Although it largely depends on the size and scope of the production workloads to be protected, there are three basic techniques that should be used to increase the resiliency of a cloud environment.
Checking and monitoring
Continuous review of the system to detect failures and make sure minimum specifications are met.
Checkpoint and restart
Process of restoration to the latest correct checkpoint and system recovery following a failure.
A system is replicated from a primary to a secondary location, ideally geographically separate, using additional resources to ensure it’s available at any time.
As ever, it’s a balance between risk and cost and finding an acceptable level of resilience to achieve the best results possible within a budget. Multiple machines used as replicas in the same cluster, or cluster replication in the same data centre would provide some resilience, but the data centre is your single point of failure. A more reliable scenario is the replication of systems in different data centres. This way, even with large outages, the resilience of a system can be guaranteed.
Active-active cloud is a failsafe way to replicate. Continuous, real-time replication to a secondary cloud platform through active-active technology will provide a seamless continuation of service in the event of a failover. Remember though, in this scenario mistakes and deletions are also replicated to the secondary platform, so a backup is still important here - don’t assume that a replicated cloud platform replaces your backup - it doesn’t.
So what about the data centres themselves? Well data centre tiers are a good way of helping you decide whether a particular provider offers a suitable level of resilience for your needs - Tier 1 being the lowest, and Tier 4 offering the greatest redundancy. It’s all about assessing the business need. While a Tier 1 data centre might leave you open to some risk, a Tier 4, for most businesses, can be an over investment.
Tier 1 = Non-redundant capacity components (single uplink and servers).
Tier 2 = Tier 1 + Redundant capacity components.
Tier 3 = Tier 1 + Tier 2 + Dual-powered equipments and multiple uplinks.
Tier 4 = Tier 1 + Tier 2 + Tier 3 + all components are fully fault-tolerant including uplinks, storage, chillers, HVAC systems, servers etc. Everything is dual-powered.
But a Tier rating isn’t always the whole picture. Especially when two or more data centres within the same Tier classification level can vary wildly in terms of actual protection and strength of design.

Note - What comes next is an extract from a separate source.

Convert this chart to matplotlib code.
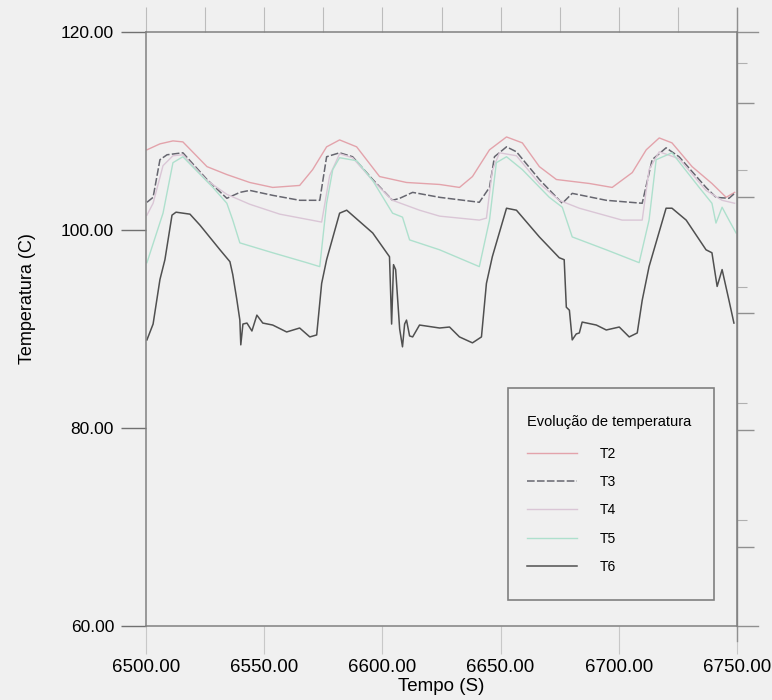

For example, one Tier 3 data centre may offer dual rack power from a single N+1 UPS bank on a single power distribution feed, whereas another may offer ‘real’ dual power to the rack with each feed delivered from diverse UPS banks, for far better levels of resilience and protection. So Tier ratings aside, you need to be asking the right questions...
Does the data centre power itself through separate utility feeds? Is there a redundant power supply, generator or UPS that will keep your data centre running through an outage? How long will it run for? How is the data centre cooled? What fire suppression system is in place? How is the facility managed on a day-to-day basis - maintenance practices and policies? Despite the advent of AI and bots, good data centres don’t run themselves, so ask the right questions, look at reputation, talk to existing customers and seek out testimonials or referrals.
And if you’re replicating to a secondary site through failover, is the secondary site offering the same level of resilience?
Think also about your workloads. While it makes sense to plan for a worst case scenario, you could increase cost efficiencies by moving less critical workloads to a lower redundancy scenario, whilst giving high priority to business critical data, assets and apps through an active-active cloud replication infrastructure.
Finally, consider connectivity. If you choose a data centre with an array of network providers and connectivity options on site, you’ll benefit from lower latency and higher performance services across a wider geographical area. What’s more, you’ll also benefit from greater resilience as a result of the diversity of connections to and from the facility.
While cloud computing can undoubtedly offer unprecedented levels of resilience, it isn’t simply the case that if you’re in the cloud, you’re in safe hands. There is more than one cloud, and it’s crucial that businesses seek out a cloud provider that offers the right levels of resilience and continuity for their particular needs, weighing up all the options and asking the right questions.